Quis comprar um carro novo, e estava contente com a escolha. Até ao dia em que a polícia lhe bateu à porta. Não fez nada de errado, mas ficou sem o carro e com uma dívida para pagar.
Tiago Castro tinha 23 anos, é natural da Calda das Taipas, jogava no Vitória de Setúbal e tinha um automóvel BMW série 1. Decidiu trocá-lo por um Mercedes em segunda mão em 2019.
Custava 35 mil euros, ou 27 mil euros caso entregasse o carro que tinha, o BMW, que tinha um valor comercial de 8 mil euros. Para adquirir o carro, o jovem pediu um crédito que seria pago em 3 anos, conta a CNN.
“O carro era muito bom. Eu por mês fazia 5/6 viagens Setúbal-Guimarães, Guimarães-Setúbal e o carro proporcionava-me uma viagem muito mais confortável e muito mais fácil”, conta. Estava feliz com a sua compra — até ao dia 29 de dezembro de 2020.
“Nesse dia, acordo com o meu pai a chamar-me no quarto, nunca mais me esqueço, a dizer ‘Tiago, Tiago, está a Polícia lá fora quer falar contigo‘ e eu fiquei assim ‘a polícia?
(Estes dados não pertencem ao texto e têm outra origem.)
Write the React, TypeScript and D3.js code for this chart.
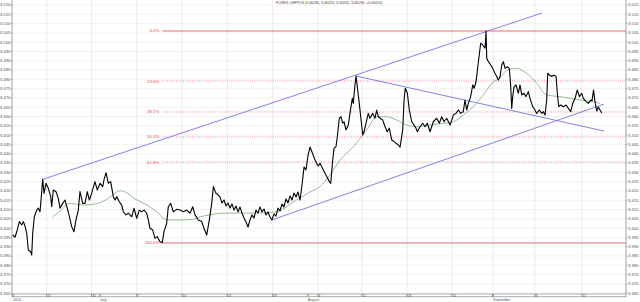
import React from 'react';
import * as d3 from 'd3';

// ---- data (x in trading days from Mon 23 Jun 2014, y in CHF/PLN) ----
const price: [number, number][] = [
  [-3.81,3.3963],[-3.55,3.3951],[-3.30,3.3990],[-3.07,3.4035],[-2.80,3.4017],[-2.62,3.4035],[-2.43,3.4011],[-2.24,3.3972],[-2.06,3.3882],[-1.79,3.3873],[-1.68,3.3855],[-1.57,3.3972],[-1.39,3.4061],[-1.12,3.4097],[-0.94,3.4107],[-0.75,3.4088],[-0.56,3.4196],[-0.45,3.4262],[-0.30,3.4187],[-0.08,3.4241],[0.18,3.4214],[0.45,3.4169],[0.56,3.4115],[0.74,3.4205],[1.04,3.4196],[1.30,3.4160],[1.49,3.4107],[1.79,3.4133],[2.05,3.4151],[2.42,3.4088],[2.80,3.4008],[3.06,3.3981],[3.28,3.4044],[3.54,3.4097],[3.73,3.4196],[4.04,3.4133],[4.29,3.4133],[4.55,3.4196],[4.78,3.4151],[5.04,3.4187],[5.41,3.4250],[5.67,3.4205],[5.98,3.4241],[6.28,3.4223],[6.42,3.4259],[6.65,3.4298],[6.91,3.4241],[7.17,3.4250],[7.47,3.4169],[7.66,3.4151],[7.85,3.4169],[8.14,3.4142],[8.41,3.4124],[8.59,3.4088],[8.89,3.4071],[9.15,3.4080],[9.53,3.4061],[9.79,3.4107],[10.09,3.4053],[10.38,3.4097],[10.65,3.4088],[10.91,3.4097],[11.21,3.4080],[11.39,3.4044],[11.58,3.3999],[11.88,3.3990],[12.14,3.3945],[12.40,3.3954],[12.70,3.3927],[12.96,3.3922],[13.15,3.3981],[13.45,3.4026],[13.63,3.4115],[13.90,3.4133],[14.19,3.4088],[14.57,3.4101],[14.94,3.4097],[15.31,3.4088],[15.70,3.4097],[16.07,3.4080],[16.37,3.4115],[16.63,3.4071],[17.00,3.4044],[17.38,3.4035],[17.63,3.3999],[17.94,3.3963],[18.23,3.4044],[18.50,3.4133],[18.68,3.4223],[18.98,3.4187],[19.24,3.4178],
  [19.43,3.4167],[19.65,3.4135],[19.88,3.4151],[20.10,3.4119],[20.32,3.4135],[20.55,3.4108],[20.77,3.4130],[21.00,3.4097],[21.22,3.4119],[21.45,3.4087],[21.67,3.4114],[21.89,3.4081],[22.12,3.4054],[22.34,3.4033],[22.57,3.4006],[22.79,3.4044],[23.01,3.4071],[23.24,3.4054],[23.46,3.4097],[23.69,3.4081],[23.91,3.4114],[24.13,3.4087],[24.36,3.4103],[24.58,3.4071],[24.81,3.4087],[25.03,3.4060],[25.25,3.4044],[25.48,3.4076],[25.70,3.4065],[25.93,3.4108],[26.15,3.4092],[26.38,3.4130],[26.60,3.4114],[26.83,3.4157],[27.05,3.4135],[27.28,3.4173],[27.50,3.4151],[27.72,3.4189],[27.95,3.4167],[28.17,3.4194],[28.40,3.4151],[28.62,3.4232],[28.85,3.4329],[29.07,3.4313],[29.30,3.4393],[29.52,3.4436],[29.74,3.4409],[30.08,3.4366],[30.42,3.4334],
  [30.64,3.4349],[31.01,3.4313],[31.39,3.4277],[31.68,3.4250],[31.84,3.4241],[32.06,3.4366],[32.21,3.4429],[32.43,3.4438],[32.58,3.4492],[32.80,3.4591],[32.99,3.4599],[33.18,3.4564],[33.33,3.4572],[33.55,3.4528],[33.81,3.4554],[34.08,3.4644],[34.26,3.4698],[34.37,3.4671],[34.56,3.4770],[34.68,3.4818],[34.82,3.4760],[35.04,3.4671],[35.20,3.4599],[35.43,3.4501],[35.57,3.4518],[35.80,3.4564],[36.05,3.4617],[36.24,3.4591],[36.55,3.4617],[36.80,3.4591],[36.99,3.4635],[37.17,3.4599],[37.37,3.4591],[37.67,3.4581],[37.93,3.4545],[38.18,3.4518],[38.41,3.4537],[38.68,3.4474],[38.94,3.4465],[39.16,3.4456],[39.42,3.4447],[39.61,3.4435],[39.91,3.4528],[40.06,3.4689],[40.20,3.4752],[40.43,3.4725],[40.65,3.4635],[40.92,3.4572],[41.18,3.4554],[41.40,3.4537],[41.55,3.4518],[41.85,3.4545],[42.15,3.4564],[42.41,3.4545],[42.67,3.4564],[42.97,3.4518],[43.34,3.4572],[43.72,3.4591],[44.01,3.4564],[44.28,3.4599],[44.54,3.4572],[44.84,3.4591],[45.21,3.4554],[45.40,3.4581],[45.58,3.4608],[45.88,3.4617],[46.14,3.4635],[46.41,3.4617],[46.70,3.4626],[46.89,3.4689],[47.08,3.4635],[47.26,3.4671],[47.53,3.4707],[47.76,3.4770],[47.91,3.4752],[48.13,3.4787],[48.39,3.4893],[48.65,3.4994],[48.88,3.4985],[49.14,3.4967],[49.25,3.5060],[49.33,3.4913],[49.51,3.4895],[49.78,3.4877],[50.00,3.4859],[50.26,3.4832],[50.45,3.4815],[50.63,3.4796],[50.82,3.4815],[51.01,3.4877],[51.19,3.4895],[51.38,3.4859],[51.64,3.4868],[51.86,3.4859],[52.02,3.4760],[52.13,3.4644],[52.24,3.4707],[52.39,3.4760],[52.61,3.4770],[52.87,3.4725],[53.06,3.4770],[53.25,3.4716],[53.51,3.4725],[53.73,3.4707],[53.99,3.4734],[54.18,3.4698],[54.48,3.4653],[54.74,3.4635],[54.93,3.4617],[55.22,3.4635],[55.49,3.4617],[55.67,3.4626],[55.86,3.4608],[56.05,3.4689],[56.17,3.4833],[56.35,3.4823],[56.61,3.4815],[56.87,3.4823],[57.10,3.4815],[57.24,3.4725],[57.40,3.4653],[57.62,3.4662],[57.91,3.4653],[58.22,3.4662],[58.48,3.4644],[58.74,3.4626],[58.97,3.4671],[59.23,3.4698],[59.48,3.4743],[59.71,3.4707],[59.98,3.4725],[60.16,3.4698],[60.46,3.4680],[60.72,3.4671],[60.99,3.4689],[61.13,3.4684],[61.30,3.4743],[61.47,3.4678],[61.66,3.4630],[61.84,3.4651],[62.03,3.4635],[62.22,3.4619]
];

const movingAvg: [number, number][] = [
  [0.67,3.4061],[1.49,3.4092],[2.61,3.4133],[4.10,3.4124],[5.98,3.4137],[7.10,3.4167],[8.22,3.4201],[9.00,3.4189],[9.90,3.4157],[11.02,3.4130],[12.33,3.4088],[13.45,3.4044],[14.94,3.4044],[16.43,3.4047],[17.19,3.4061],[18.31,3.4071],[19.43,3.4080],[21.67,3.4081],[23.91,3.4081],[25.59,3.4087],[26.71,3.4108],[27.61,3.4140],[28.40,3.4162],[29.52,3.4194],[30.64,3.4223],[31.76,3.4286],[32.88,3.4366],[34.37,3.4438],[35.87,3.4528],[36.99,3.4599],[38.12,3.4599],[39.24,3.4581],[40.36,3.4554],[41.48,3.4545],[42.97,3.4554],[44.46,3.4564],[45.58,3.4572],[46.70,3.4608],[47.82,3.4653],[48.95,3.4716],[50.07,3.4787],[50.82,3.4806],[51.57,3.4850],[52.69,3.4859],[53.81,3.4832],[54.93,3.4779],[56.05,3.4716],[57.54,3.4707],[58.66,3.4698],[59.79,3.4689],[61.28,3.4680],[62.03,3.4671]
];

const trendUpper: [number, number][] = [[-0.53, 3.4261], [55.53, 3.5157]];
const trendLower: [number, number][] = [[25.25, 3.4044], [62.48, 3.4667]];
const trendDown: [number, number][] = [[34.68, 3.4818], [62.48, 3.4522]];

const fibHigh = 3.506;
const fibLow = 3.392;
const fibStartDay = 12.96;
const fibLevels = [0, 0.236, 0.382, 0.5, 0.618, 1];
const fibLabels = ['0.0%', '23.6%', '38.2%', '50.0%', '61.8%', '100.0%'];

const yTickValues = d3.range(0, 32).map((i) => +(3.365 + i * 0.005).toFixed(3));
const weekDays = [0, 5.04, 10.09, 15.17, 20.25, 25.34, 30.42, 35.35, 40.40, 45.42, 50.03, 54.74, 60.01];
const weekLabels = ['23', '30', '7', '14', '21', '28', '4', '11', '18', '25', '', '8', '15'];
const monthDays = [-3.78, 5.98, 29.29, 50.03];
const monthLabels = ['2014', 'July', 'August', 'September'];
const title = 'FOREX CHFPLN (3.46180, 3.46420, 3.45650, 3.46190, +0.00010)';

const xDomain: [number, number] = [-3.89, 64.94];
const yDomain: [number, number] = [3.36457, 3.52267];

export default function App() {
  const left = 12, right = 626, top = 0, bottom = 294;
  const x = d3.scaleLinear().domain(xDomain).range([left, right]);
  const y = d3.scaleLinear().domain(yDomain).range([bottom, top]);
  const line = d3.line<[number, number]>().x((d) => x(d[0])).y((d) => y(d[1]));
  const smooth = d3.line<[number, number]>().x((d) => x(d[0])).y((d) => y(d[1])).curve(d3.curveMonotoneX);
  const fmt = d3.format('.3f');
  const font = 'Liberation Sans, Arial, sans-serif';
  const range = fibHigh - fibLow;

  return (
    <svg width={640} height={302} style={{ position: 'absolute', left: 0, top: 0, background: '#fff' }} fontFamily={font}>
      <defs>
        <clipPath id="plot">
          <rect x={left} y={top} width={right - left} height={bottom - top} />
        </clipPath>
      </defs>
      {/* grid */}
      {yTickValues.map((v) => (
        <line key={'hg' + v} x1={left} x2={right} y1={y(v)} y2={y(v)} stroke="#ececec" strokeWidth={0.7} />
      ))}
      {weekDays.map((d) => (
        <line key={'vg' + d} x1={x(d)} x2={x(d)} y1={top} y2={bottom} stroke="#e6e6e6" strokeWidth={0.8} />
      ))}
      {/* axes */}
      <line x1={left} x2={left} y1={top} y2={bottom} stroke="#8a8a8a" strokeWidth={0.8} />
      <line x1={right} x2={right} y1={top} y2={bottom} stroke="#8a8a8a" strokeWidth={0.8} />
      {yTickValues.map((v) => (
        <g key={'yt' + v}>
          <line x1={left - 1.5} x2={left} y1={y(v)} y2={y(v)} stroke="#888" strokeWidth={0.6} />
          <line x1={right} x2={right + 1.5} y1={y(v)} y2={y(v)} stroke="#888" strokeWidth={0.6} />
          <text x={left - 1.5} y={y(v) + 1.4} fontSize={4.3} textAnchor="end" fill="#555">{fmt(v)}</text>
          <text x={right + 2} y={y(v) + 1.4} fontSize={4.3} fill="#555">{fmt(v)}</text>
        </g>
      ))}
      {/* bottom time bar */}
      <rect x={left} y={bottom} width={right - left} height={2.8} fill="#fff" stroke="#777" strokeWidth={0.6} />
      {weekDays.map((d, i) => (
        <g key={'wt' + d}>
          <line x1={x(d)} x2={x(d)} y1={bottom} y2={bottom + 2.8} stroke="#555" strokeWidth={0.7} />
          <text x={x(d) + 0.8} y={bottom + 2.5} fontSize={2.8} fill="#444">{weekLabels[i]}</text>
        </g>
      ))}
      {monthDays.map((d, i) => (
        <g key={'mt' + d}>
          <line x1={x(d)} x2={x(d)} y1={bottom} y2={bottom + 2.8} stroke="#555" strokeWidth={0.7} />
          <text x={x(d)} y={bottom + 6.8} fontSize={3.6} fill="#555">{monthLabels[i]}</text>
        </g>
      ))}
      {/* title */}
      <text x={276} y={4} fontSize={3.6} fill="#444">{title}</text>

      <g clipPath="url(#plot)">
        {/* fibonacci */}
        {fibLevels.map((lv, i) => {
          const v = fibHigh - lv * range;
          const solid = lv === 0 || lv === 1;
          return (
            <g key={'fib' + lv}>
              <line x1={x(fibStartDay)} x2={right} y1={y(v)} y2={y(v)} stroke={solid ? '#ee5560' : '#f08088'}
                strokeWidth={solid ? 0.9 : 0.9} strokeDasharray={solid ? undefined : '1,1.3'} />
              <text x={x(fibStartDay) - 3} y={y(v) + 1.5} fontSize={4.3} textAnchor="end" fill="#e8404c">{fibLabels[i]}</text>
            </g>
          );
        })}
        {/* trend lines */}
        {[trendUpper, trendLower, trendDown].map((t, i) => (
          <path key={'tr' + i} d={line(t) || ''} fill="none" stroke="#7474e6" strokeWidth={0.9} />
        ))}
        {/* moving average */}
        <path d={smooth(movingAvg) || ''} fill="none" stroke="#7aac7a" strokeWidth={0.8} />
        {/* price */}
        <path d={line(price) || ''} fill="none" stroke="#000" strokeWidth={1.1} strokeLinejoin="round" />
      </g>
    </svg>
  );
}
Mas eu não fiz nada'”, relata o jogador de futebol.
“Viemos apreender o carro, temos aqui um mandado de apreensão do carro”, disse-lhe a polícia. “O meu pai estava branco e eu não conseguia falar, foi um choque muito grande, porque uma pessoa pensa que só acontece aos outros“, conta o jovem.
O carro, que fora adquirido num stand físico e de forma completamente legal, foi apreendido. “Parece claramente que existiu falsificação de documentos”, diz à CNN a advogada Rita Garcia Pereira.
Custódio Gonçalves, o antigo dono do Mercedes, apresentou um Documento Único Automóvel sem reserva de propriedade, o que quer dizer que o carro lhe pertencia de forma legítima.
“Ligou-me o dono do carro, o dono do stand deu-lhe o número do meu telemóvel, e ele ligou-me a dizer que não pode ser, que houve um engano qualquer, que era uma pessoa de bem, que podia dar-me o dinheiro ou dois carros, tudo ali direitinho, e eu disse ‘ok, vamos resolver'”, conta Tiago.
Semanas mais tarde, o jogador recebeu em casa uma encomenda de uma empresa de recuperação de ativos que lhe devolvia as matrículas do carro e informava que o Mercedes foi repatriado para França, onde a viatura fora apreendida num processo judicial interposto pela própria Mercedes.
Um mês antes de o automóvel ser vendido a Tiago, quando já tinha uma matrícula portuguesa, em maio de 2019, as prestações deixaram de ser pagas e a Mercedes ativou os tribunais para recuperar o carro. O gerente da empresa incumpridora era nem mais nem menos do que Custódio Gonçalves, o homem que vendeu o carro em Portugal a Tiago Castro.
“Eu pelo que sei, no livrete, quando uma pessoa tem um crédito, na compra de um carro, tem lá a dizer que tem reserva de propriedade. Neste caso, não. O livrete estava limpo, direitinho, nunca nos passou pela cabeça. Fomos surpreendidos claro, como é que pode acontecer uma coisa destas? Não compreendo”, diz o pai de Tiago.
A advogada diz que há várias hipóteses para a questão: “uma delas é Custódio Gonçalves ter feito um negócio jurídico que retirou o carro da esfera jurídica da sociedade e, ao mesmo tempo, apagou a reserva de propriedade junto da Mercedes. Só por falsificação. Não existe outra possibilidade, e o registo em Portugal aceitou-o como tal. Deu como bom o documento falsificado”.
“A lógica do sistema é: a marca, seja ela qual for, vem buscar a viatura e o lesado pode pedir uma indemnização a quem o enganou ou lesou. O problema deste sistema, que é igual aqui e em França, é se a pessoa que lesou depois não tem património, ficará quase impossível o lesado ser ressarcido“,conclui a advogada.
Atualmente, Tiago paga mensalmente uma prestação de 500€, com um ano e meio de dívidas pela frente. Do carro, nem sinais.